#### [PROBLEM STATEMENT]
Start at the line where "Convert this chart to Plotly code." appears and end at the line where "import plotly.graph_objects as go" appears; repeat those lines exactly, both ends included, leaving pictures behind.

#### [SUPPLIED MATERIAL]

***

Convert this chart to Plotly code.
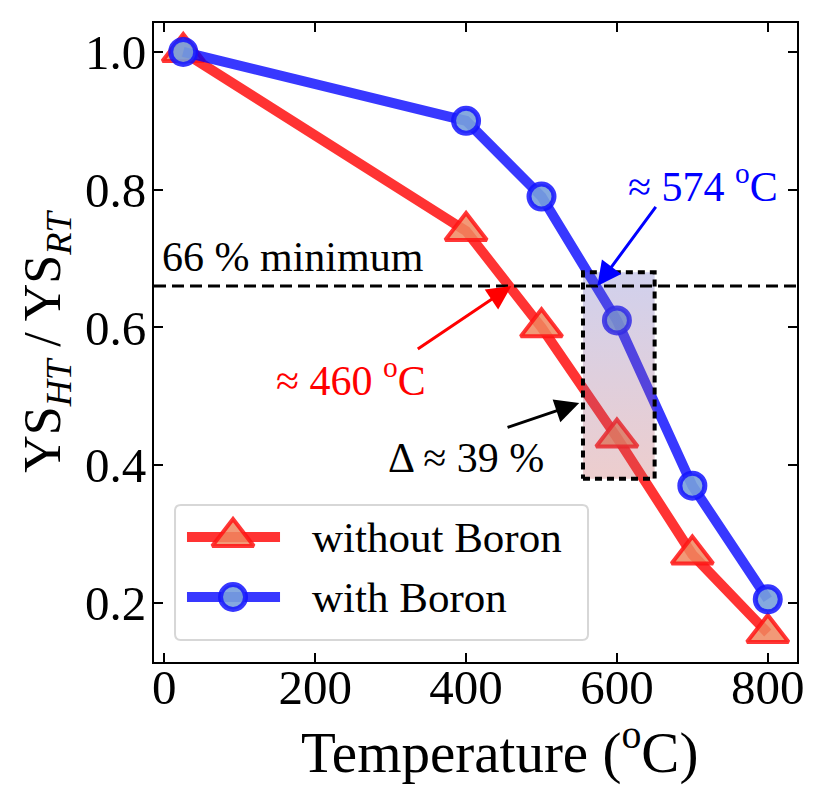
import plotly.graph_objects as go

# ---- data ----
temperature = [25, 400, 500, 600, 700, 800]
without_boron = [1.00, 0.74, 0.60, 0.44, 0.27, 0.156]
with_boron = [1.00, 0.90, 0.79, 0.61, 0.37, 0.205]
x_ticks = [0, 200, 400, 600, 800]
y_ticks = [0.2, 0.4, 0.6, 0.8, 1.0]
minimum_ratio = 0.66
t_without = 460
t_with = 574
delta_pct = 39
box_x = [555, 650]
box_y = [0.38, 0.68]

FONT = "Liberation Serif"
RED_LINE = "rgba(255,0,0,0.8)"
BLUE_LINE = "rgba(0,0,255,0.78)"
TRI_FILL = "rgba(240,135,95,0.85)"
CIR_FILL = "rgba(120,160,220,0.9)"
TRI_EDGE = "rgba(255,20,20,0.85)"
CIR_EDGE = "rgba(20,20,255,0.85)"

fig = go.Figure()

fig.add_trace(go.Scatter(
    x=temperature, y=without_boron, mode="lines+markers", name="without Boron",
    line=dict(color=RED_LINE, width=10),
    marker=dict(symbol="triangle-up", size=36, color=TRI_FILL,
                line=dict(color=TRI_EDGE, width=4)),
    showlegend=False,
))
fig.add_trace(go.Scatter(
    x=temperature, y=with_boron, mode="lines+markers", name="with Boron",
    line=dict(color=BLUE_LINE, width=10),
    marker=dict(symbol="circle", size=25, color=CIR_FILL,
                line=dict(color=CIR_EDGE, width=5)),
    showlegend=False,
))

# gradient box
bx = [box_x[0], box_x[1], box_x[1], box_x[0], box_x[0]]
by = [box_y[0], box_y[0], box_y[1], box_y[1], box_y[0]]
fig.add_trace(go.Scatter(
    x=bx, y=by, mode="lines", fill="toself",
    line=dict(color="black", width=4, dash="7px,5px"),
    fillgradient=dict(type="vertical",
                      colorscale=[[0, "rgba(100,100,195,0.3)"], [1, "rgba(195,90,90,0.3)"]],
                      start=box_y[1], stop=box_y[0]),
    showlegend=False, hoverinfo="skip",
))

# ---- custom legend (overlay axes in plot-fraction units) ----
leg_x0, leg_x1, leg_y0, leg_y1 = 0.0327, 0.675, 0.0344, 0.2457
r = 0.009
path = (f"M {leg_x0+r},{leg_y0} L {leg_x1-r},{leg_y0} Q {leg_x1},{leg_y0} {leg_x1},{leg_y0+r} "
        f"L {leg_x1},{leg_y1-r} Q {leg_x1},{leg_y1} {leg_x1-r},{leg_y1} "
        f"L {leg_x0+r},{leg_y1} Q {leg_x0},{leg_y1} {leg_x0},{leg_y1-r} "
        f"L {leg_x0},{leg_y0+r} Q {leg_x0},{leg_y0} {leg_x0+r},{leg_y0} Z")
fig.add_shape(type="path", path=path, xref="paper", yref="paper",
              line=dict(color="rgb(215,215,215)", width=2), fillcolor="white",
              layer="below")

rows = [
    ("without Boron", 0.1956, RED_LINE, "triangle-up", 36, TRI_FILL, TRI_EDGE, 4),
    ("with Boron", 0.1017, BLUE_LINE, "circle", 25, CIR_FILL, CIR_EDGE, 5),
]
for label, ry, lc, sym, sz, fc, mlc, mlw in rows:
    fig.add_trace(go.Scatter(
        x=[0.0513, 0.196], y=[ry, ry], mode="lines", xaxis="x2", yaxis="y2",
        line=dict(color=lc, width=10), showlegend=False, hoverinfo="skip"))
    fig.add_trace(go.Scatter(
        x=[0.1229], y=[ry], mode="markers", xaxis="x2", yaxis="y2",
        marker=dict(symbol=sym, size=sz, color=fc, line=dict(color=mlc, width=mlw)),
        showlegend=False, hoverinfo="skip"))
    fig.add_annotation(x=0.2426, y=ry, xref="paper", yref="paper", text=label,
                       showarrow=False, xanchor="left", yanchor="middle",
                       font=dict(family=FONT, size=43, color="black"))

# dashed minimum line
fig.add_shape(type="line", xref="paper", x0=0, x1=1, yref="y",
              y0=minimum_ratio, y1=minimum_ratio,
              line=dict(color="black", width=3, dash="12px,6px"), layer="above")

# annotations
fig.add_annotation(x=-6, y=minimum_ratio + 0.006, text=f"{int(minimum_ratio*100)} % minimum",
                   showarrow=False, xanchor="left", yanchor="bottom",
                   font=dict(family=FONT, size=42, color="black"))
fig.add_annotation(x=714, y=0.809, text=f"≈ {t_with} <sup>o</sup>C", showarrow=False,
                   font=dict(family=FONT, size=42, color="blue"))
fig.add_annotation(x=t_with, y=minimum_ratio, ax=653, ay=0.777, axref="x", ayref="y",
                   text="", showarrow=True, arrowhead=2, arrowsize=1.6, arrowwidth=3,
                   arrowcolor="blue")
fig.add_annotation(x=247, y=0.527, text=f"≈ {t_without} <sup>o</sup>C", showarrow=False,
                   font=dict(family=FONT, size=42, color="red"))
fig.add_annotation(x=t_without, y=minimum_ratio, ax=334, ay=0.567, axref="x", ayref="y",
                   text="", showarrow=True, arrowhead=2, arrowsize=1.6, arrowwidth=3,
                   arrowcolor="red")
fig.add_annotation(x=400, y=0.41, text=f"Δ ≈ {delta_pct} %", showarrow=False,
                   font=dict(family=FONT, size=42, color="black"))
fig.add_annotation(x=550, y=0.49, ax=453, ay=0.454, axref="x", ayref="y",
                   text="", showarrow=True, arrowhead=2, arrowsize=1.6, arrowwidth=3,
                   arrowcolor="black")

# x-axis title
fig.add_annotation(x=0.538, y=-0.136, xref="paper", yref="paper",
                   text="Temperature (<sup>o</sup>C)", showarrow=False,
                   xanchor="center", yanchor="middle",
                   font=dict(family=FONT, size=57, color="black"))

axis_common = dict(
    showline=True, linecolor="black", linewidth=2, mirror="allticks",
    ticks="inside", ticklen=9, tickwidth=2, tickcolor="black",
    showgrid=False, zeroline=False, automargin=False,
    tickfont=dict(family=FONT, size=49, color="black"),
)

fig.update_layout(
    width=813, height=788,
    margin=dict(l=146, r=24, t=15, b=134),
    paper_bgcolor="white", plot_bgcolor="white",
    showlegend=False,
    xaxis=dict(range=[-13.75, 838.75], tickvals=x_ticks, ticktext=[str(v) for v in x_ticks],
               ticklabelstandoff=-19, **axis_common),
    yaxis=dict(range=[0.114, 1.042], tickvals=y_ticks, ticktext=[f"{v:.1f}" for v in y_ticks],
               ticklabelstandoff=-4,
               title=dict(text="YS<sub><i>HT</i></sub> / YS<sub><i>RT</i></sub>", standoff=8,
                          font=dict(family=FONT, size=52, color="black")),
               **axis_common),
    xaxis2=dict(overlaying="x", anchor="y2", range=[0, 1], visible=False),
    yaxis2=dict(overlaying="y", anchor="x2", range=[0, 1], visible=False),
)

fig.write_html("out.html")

***

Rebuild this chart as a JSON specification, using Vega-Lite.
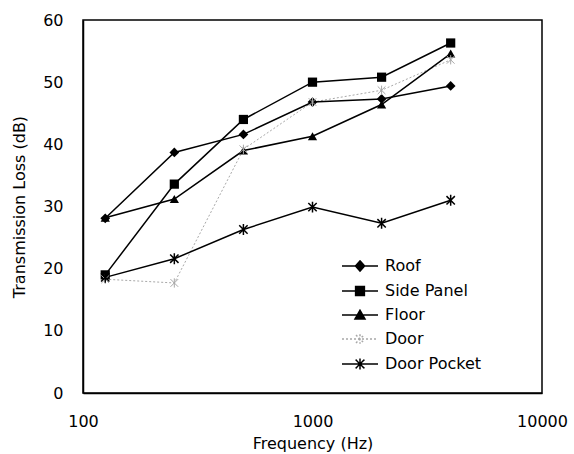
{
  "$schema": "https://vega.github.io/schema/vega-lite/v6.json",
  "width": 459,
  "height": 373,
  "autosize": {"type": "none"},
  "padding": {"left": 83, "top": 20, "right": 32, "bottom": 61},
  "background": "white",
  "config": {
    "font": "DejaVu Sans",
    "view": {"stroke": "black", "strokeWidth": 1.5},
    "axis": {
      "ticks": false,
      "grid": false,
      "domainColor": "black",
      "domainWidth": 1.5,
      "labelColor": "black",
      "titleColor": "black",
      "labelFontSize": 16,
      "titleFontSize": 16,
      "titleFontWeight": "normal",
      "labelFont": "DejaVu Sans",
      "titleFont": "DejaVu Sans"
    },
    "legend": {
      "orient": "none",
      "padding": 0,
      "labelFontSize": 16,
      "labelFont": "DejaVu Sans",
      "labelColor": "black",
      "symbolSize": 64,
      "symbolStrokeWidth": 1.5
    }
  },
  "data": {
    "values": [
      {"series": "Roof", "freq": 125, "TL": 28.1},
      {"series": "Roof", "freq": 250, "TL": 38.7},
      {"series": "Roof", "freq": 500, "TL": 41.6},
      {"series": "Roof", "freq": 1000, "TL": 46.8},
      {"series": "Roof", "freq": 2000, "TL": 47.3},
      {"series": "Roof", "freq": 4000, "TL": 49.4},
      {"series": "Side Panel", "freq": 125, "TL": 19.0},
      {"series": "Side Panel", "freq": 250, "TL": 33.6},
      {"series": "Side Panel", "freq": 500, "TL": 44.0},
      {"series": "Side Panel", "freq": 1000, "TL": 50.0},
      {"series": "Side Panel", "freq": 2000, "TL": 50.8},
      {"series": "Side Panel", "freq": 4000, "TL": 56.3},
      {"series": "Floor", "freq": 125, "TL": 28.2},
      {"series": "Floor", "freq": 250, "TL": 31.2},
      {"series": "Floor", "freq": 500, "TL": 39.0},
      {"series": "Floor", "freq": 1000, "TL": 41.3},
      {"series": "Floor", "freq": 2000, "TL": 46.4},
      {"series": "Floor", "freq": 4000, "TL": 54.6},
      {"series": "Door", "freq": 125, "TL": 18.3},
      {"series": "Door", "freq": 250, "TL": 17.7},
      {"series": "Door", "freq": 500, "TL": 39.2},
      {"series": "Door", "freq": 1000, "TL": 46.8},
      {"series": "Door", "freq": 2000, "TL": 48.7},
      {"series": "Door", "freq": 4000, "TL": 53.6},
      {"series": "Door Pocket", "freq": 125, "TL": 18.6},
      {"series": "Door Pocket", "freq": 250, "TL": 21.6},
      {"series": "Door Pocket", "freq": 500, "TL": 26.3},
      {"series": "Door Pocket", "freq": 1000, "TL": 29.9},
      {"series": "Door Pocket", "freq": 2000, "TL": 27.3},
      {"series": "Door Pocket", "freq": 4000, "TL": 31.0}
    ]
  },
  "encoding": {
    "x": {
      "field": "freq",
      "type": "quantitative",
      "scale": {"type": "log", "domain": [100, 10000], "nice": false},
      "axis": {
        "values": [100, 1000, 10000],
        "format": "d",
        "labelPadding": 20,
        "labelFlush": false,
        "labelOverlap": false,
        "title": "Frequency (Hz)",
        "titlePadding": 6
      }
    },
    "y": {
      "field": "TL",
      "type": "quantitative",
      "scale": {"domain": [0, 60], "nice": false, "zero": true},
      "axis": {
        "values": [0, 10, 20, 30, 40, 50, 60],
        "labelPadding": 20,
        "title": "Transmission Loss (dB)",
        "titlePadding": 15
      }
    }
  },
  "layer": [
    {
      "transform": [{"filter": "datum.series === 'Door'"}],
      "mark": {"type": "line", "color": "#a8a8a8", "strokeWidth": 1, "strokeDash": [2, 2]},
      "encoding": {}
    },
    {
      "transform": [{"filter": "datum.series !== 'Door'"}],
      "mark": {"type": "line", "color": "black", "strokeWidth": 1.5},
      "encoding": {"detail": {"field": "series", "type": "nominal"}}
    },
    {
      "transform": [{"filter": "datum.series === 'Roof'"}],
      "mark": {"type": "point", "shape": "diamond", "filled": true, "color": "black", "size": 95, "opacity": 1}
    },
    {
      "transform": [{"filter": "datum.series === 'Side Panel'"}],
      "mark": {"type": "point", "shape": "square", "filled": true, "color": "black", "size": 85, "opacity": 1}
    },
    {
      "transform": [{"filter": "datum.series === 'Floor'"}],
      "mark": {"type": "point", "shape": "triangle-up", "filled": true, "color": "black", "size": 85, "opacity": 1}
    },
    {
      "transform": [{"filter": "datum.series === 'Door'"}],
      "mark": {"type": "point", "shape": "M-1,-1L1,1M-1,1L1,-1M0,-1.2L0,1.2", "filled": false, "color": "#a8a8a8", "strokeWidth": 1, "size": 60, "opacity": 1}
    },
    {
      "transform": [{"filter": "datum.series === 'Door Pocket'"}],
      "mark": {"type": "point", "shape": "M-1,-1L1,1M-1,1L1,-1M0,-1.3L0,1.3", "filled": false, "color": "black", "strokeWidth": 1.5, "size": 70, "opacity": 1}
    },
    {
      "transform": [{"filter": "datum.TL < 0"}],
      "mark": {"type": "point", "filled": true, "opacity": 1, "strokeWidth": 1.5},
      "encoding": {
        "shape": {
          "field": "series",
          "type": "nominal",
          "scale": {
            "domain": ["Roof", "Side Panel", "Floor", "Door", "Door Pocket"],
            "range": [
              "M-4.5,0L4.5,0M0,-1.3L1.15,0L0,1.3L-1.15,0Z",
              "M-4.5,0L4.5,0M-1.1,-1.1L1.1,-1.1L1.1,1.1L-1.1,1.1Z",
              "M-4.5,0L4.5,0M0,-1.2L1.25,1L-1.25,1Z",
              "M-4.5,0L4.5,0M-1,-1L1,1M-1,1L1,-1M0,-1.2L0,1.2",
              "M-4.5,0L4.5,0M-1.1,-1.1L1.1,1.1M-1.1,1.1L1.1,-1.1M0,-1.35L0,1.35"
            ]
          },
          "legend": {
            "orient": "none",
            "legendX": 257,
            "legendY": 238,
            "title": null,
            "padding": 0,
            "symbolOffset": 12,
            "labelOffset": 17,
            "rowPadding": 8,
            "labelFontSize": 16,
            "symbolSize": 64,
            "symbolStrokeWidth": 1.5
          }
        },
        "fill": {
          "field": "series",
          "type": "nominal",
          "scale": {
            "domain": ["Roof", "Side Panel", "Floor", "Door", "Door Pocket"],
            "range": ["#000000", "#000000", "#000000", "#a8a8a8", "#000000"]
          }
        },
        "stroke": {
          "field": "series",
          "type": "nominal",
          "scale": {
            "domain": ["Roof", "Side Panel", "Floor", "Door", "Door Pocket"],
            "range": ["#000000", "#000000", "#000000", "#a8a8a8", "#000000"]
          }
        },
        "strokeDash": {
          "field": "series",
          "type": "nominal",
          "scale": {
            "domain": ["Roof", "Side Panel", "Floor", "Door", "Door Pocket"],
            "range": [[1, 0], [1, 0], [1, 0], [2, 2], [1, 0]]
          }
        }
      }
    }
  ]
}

***

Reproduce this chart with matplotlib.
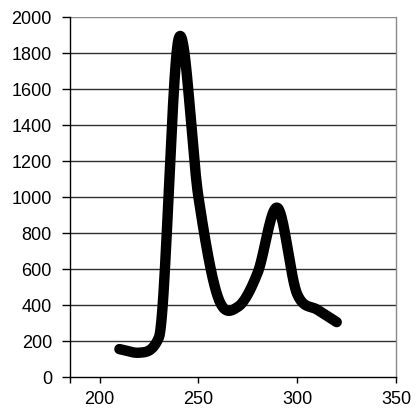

***

#### [TASK ANSWER]
Convert this chart to Plotly code.
import plotly.graph_objects as go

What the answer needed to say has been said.